Unutulmuş Tatların İzinde; Mehmet Ceneran

Unutulmuş Tatların İzinde; Mehmet Ceneran
Fotoğraf: Mehmet Ceneran Arşivi

Daha çocukken başladı kurabiyeler yapmaya; önce çamurdan, sonra hamurdan.. Ailesinden, memleketinden uzakta, gurbette çalıştı yıllarca. Karşılaştığı zorlukları mesleğine olan saygısıyla ve sevgisiyle göğüsledi, “Bir daha dünyaya gelsem yine bu işi yapardım.” diyecek kadar hem de. Unutulmuş yemeklerin ve hikayelerinin izini süren, araştırmacı, yemeğe kendi yorumunu katarak uluslararası ödüller kazanan bir şef var karşımızda; Mehmet Ceneran. Aşçılık mesleğine ilgi duyan ve bu mesleği tercih etmeyi düşünenler için merak ettiklerimizi sorduk, Mehmet Şef de cevapladı, buyurun röportajımıza.

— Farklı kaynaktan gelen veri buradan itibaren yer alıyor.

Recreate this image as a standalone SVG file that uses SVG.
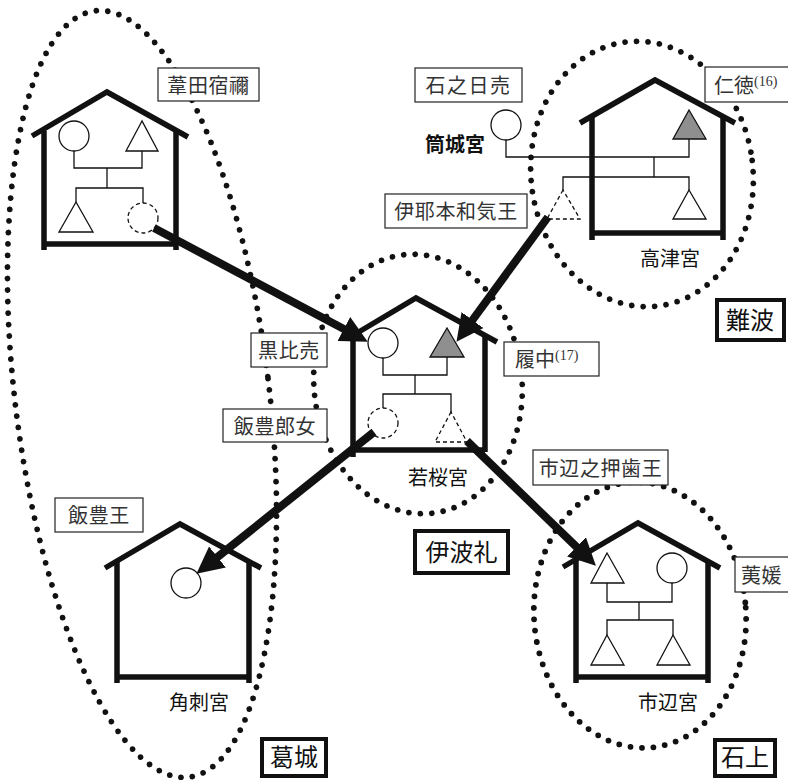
<svg xmlns="http://www.w3.org/2000/svg" width="788" height="780" viewBox="0 0 788 780">
<style>
.dot{fill:none;stroke:#111;stroke-width:5.8;stroke-linecap:round;stroke-dasharray:0 11.5}
.wall{fill:none;stroke:#111;stroke-width:5.5;stroke-linejoin:miter}
.gen{fill:none;stroke:#111;stroke-width:1.3}
.sym{fill:#fff;stroke:#111;stroke-width:1.3}
.gray{fill:#8f8f8f;stroke:#111;stroke-width:1.3}
.dash{fill:#fff;stroke:#111;stroke-width:1.3;stroke-dasharray:4 3}
.arrow{fill:none;stroke:#111;stroke-width:8;marker-end:url(#ah)}
.box{fill:#fff;stroke:#222;stroke-width:1.2}
.rbox{fill:#fff;stroke:#111;stroke-width:4}
.lbl{font-family:"Noto Sans CJK JP","Noto Sans CJK SC",sans-serif;font-size:20px;fill:#333;text-anchor:middle;letter-spacing:0.6px}
.pal{font-family:"Noto Sans CJK JP","Noto Sans CJK SC",sans-serif;font-size:20px;fill:#111;text-anchor:middle}
.reg{font-family:"Noto Sans CJK JP","Noto Sans CJK SC",sans-serif;font-size:24px;fill:#111;text-anchor:middle}
.sup{font-family:"Liberation Serif",serif;font-size:14px}
</style>
<defs>
<marker id="ah" markerUnits="userSpaceOnUse" viewBox="0 0 27 27" markerWidth="27" markerHeight="27" refX="16" refY="13.5" orient="auto">
<path d="M0,0 L27,13.5 L0,27 Z" fill="#111"/>
</marker>
</defs>
<rect width="788" height="780" fill="#fff"/>

<g id="regions">
<ellipse class="dot" cx="142" cy="394" rx="127" ry="386" transform="rotate(-7 142 394)"/>
<ellipse class="dot" cx="642" cy="174" rx="111" ry="133" transform="rotate(-7 642 174)"/>
<ellipse class="dot" cx="418" cy="384" rx="104" ry="130" transform="rotate(-6 418 384)"/>
<ellipse class="dot" cx="640" cy="615" rx="106" ry="133" transform="rotate(-4 640 615)"/>
</g>

<g id="house-ashida">
<polyline class="wall" points="32,136 107,92 188,137"/>
<path class="wall" d="M44,131 V250 M176,131 V250 M44,244 H176"/>
<path class="gen" d="M74,151 V168 H142 V151 M107,168 V188 M76,202 V188 H143 V203"/>
<circle class="sym" cx="74" cy="136" r="15"/>
<polygon class="sym" points="142,121 126,151 158,151"/>
<polygon class="sym" points="76,202 59,232 93,232"/>
<circle class="dash" cx="143" cy="218" r="15"/>
</g>

<g id="house-takatsu">
<polyline class="wall" points="580,123 655,80 735,123"/>
<path class="wall" d="M592,117 V240 M723,116 V240 M592,233 H723"/>
<path class="gen" d="M506,140 V157 H689 V139 M654,157 V177 M563,190 V177 H689 V190"/>
<circle class="sym" cx="506" cy="125" r="15"/>
<polygon class="gray" points="689,110 673,139 706,139"/>
<polygon class="dash" points="563,190 547,219 580,219"/>
<polygon class="sym" points="689,190 673,219 706,219"/>
</g>

<g id="house-wakazakura">
<polyline class="wall" points="347,339 416,298 497,342"/>
<path class="wall" d="M353,335 V457 M485,335 V452 M353,450 H485"/>
<path class="gen" d="M383,358 V375 H447 V357 M415,375 V394 M383,408 V394 H451 V412"/>
<circle class="sym" cx="383" cy="343" r="15"/>
<polygon class="gray" points="447,328 430,357 464,357"/>
<circle class="dash" cx="383" cy="423" r="15"/>
<polygon class="dash" points="451,412 435,442 467,442"/>
</g>

<g id="house-tsunosashi">
<polyline class="wall" points="105,568 180,524 261,568"/>
<path class="wall" d="M117,562 V683 M249,562 V683 M117,677 H249"/>
<circle class="sym" cx="186" cy="583" r="15"/>
</g>

<g id="house-ichinobe">
<polyline class="wall" points="563,567 638,523 720,568"/>
<path class="wall" d="M576,561 V683 M708,561 V683 M576,677 H708"/>
<path class="gen" d="M607,583 V602 H672 V583 M639,602 V620 M607,635 V620 H673 V635"/>
<polygon class="sym" points="607,553 591,583 624,583"/>
<circle class="sym" cx="672" cy="568" r="15"/>
<polygon class="sym" points="607,635 591,665 624,665"/>
<polygon class="sym" points="673,635 657,665 690,665"/>
</g>

<g id="connectors">
<line class="arrow" x1="154" y1="228" x2="358" y2="336.5"/>
<line class="arrow" x1="548" y1="217" x2="463" y2="333"/>
<line class="arrow" x1="374" y1="432" x2="205" y2="567"/>
<line class="arrow" x1="467" y1="441" x2="588" y2="558"/>
</g>

<g id="label-ashida"><rect class="box" x="158" y="68" width="101" height="33"/><text class="lbl" x="208.5" y="93">葦田宿禰</text></g>
<g id="label-iwanohime"><rect class="box" x="415" y="68" width="107" height="34"/><text class="lbl" x="468.5" y="93" style="letter-spacing:1.5px">石之日売</text></g>
<g id="label-nintoku"><rect class="box" x="705" y="67" width="84" height="35"/><text class="lbl" x="714" y="93" style="text-anchor:start;letter-spacing:0">仁徳<tspan class="sup" dy="-7">(16)</tspan></text></g>
<g id="label-izahowake"><rect class="box" x="385" y="194" width="142" height="34"/><text class="lbl" x="456" y="219">伊耶本和気王</text></g>
<g id="label-kurohime"><rect class="box" x="251" y="333" width="76" height="34"/><text class="lbl" x="289" y="358">黒比売</text></g>
<g id="label-richu"><rect class="box" x="504" y="342" width="95" height="34"/><text class="lbl" x="515" y="367" style="text-anchor:start;letter-spacing:0">履中<tspan class="sup" dy="-7">(17)</tspan></text></g>
<g id="label-iitoyo-iratsume"><rect class="box" x="223" y="409" width="104" height="33"/><text class="lbl" x="275" y="434">飯豊郎女</text></g>
<g id="label-oshiha"><rect class="box" x="533" y="450" width="135" height="35"/><text class="lbl" x="600.5" y="476">市辺之押歯王</text></g>
<g id="label-iitoyo-o"><rect class="box" x="55" y="498" width="88" height="34"/><text class="lbl" x="99" y="523">飯豊王</text></g>
<g id="label-haehime"><rect class="box" x="735" y="557" width="60" height="35"/><text class="lbl" x="741" y="583" style="text-anchor:start">荑媛</text></g>

<g id="palace-tsutsuki"><text class="pal" x="455" y="152" style="font-weight:bold">筒城宮</text></g>
<g id="palace-takatsu"><text class="pal" x="670" y="266">高津宮</text></g>
<g id="palace-wakazakura"><text class="pal" x="438" y="485">若桜宮</text></g>
<g id="palace-tsunosashi"><text class="pal" x="199" y="710">角刺宮</text></g>
<g id="palace-ichinobe"><text class="pal" x="668" y="710">市辺宮</text></g>

<g id="region-naniwa"><rect class="rbox" x="717" y="300" width="67" height="40"/><text class="reg" x="750" y="329">難波</text></g>
<g id="region-iware"><rect class="rbox" x="415" y="531" width="93" height="42"/><text class="reg" x="461.5" y="561">伊波礼</text></g>
<g id="region-katsuragi"><rect class="rbox" x="262" y="739" width="64" height="37"/><text class="reg" x="294" y="766">葛城</text></g>
<g id="region-isonokami"><rect class="rbox" x="715" y="740" width="60" height="36"/><text class="reg" x="745" y="766">石上</text></g>
</svg>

1- Mehmet Ceneran  kimdir, sizi daha yakından tanıyabilir miyiz?

Unutulmuş Tatların İzinde; Mehmet Ceneran
Şef Mehmet Ceneran

Merhaba ben Mehmet Ceneran, 1979 Malatya doğumluyum. 13 yaşımda İstanbul’a geldim. Çocukluğumun yarısı Malatya’da yarısı Büyükada’da geçti. 13 yaşında gurbette idim ailemden uzakta. Çocukluğum birçok zorluklarla doluydu ama bana çok şey kattı. Çok erken yaşta olgunlaşmanın burukluğu olsa da içimde, iyiydi çocukluğum. Uzun yıllar özel sektör ve kamuda pastane şefliği yaptım. Yaklaşık 10 yıldır da kendi işletmemizde çalışmalarımızı sürdürüyoruz. Yazmayı, okumayı, bilgi almayı ve bilgiyi paylaşmayı seven biriyim. Araştırmayı seviyorum, yeni şeyler öğrenmeyi ve bunu paylaşmayı seviyorum. Hatalarımı da en az doğrularım kadar seven biriyim. Çünkü hatalarım doğruları açacak kapının anahtarı. Bir işi yapacağım zaman düşünme sürem biraz uzun sürüyor, ama uygulamaya geçtiğimde çok hızlı hareket ederim. Risk almayı severim, aldığım risk başkalarına zarar vermediği sürece. Pastacılık çok zor bir meslek olsa da seviyorum. Çocukluğumda arkadaşlarla oynarken çamurdan kurabiyeler yapardım, güneşte kurutup paket yapardım. Her ne kadar zor da olsa bu işi seviyorum. Bir daha dünyaya gelsem yine bu işi yapardım.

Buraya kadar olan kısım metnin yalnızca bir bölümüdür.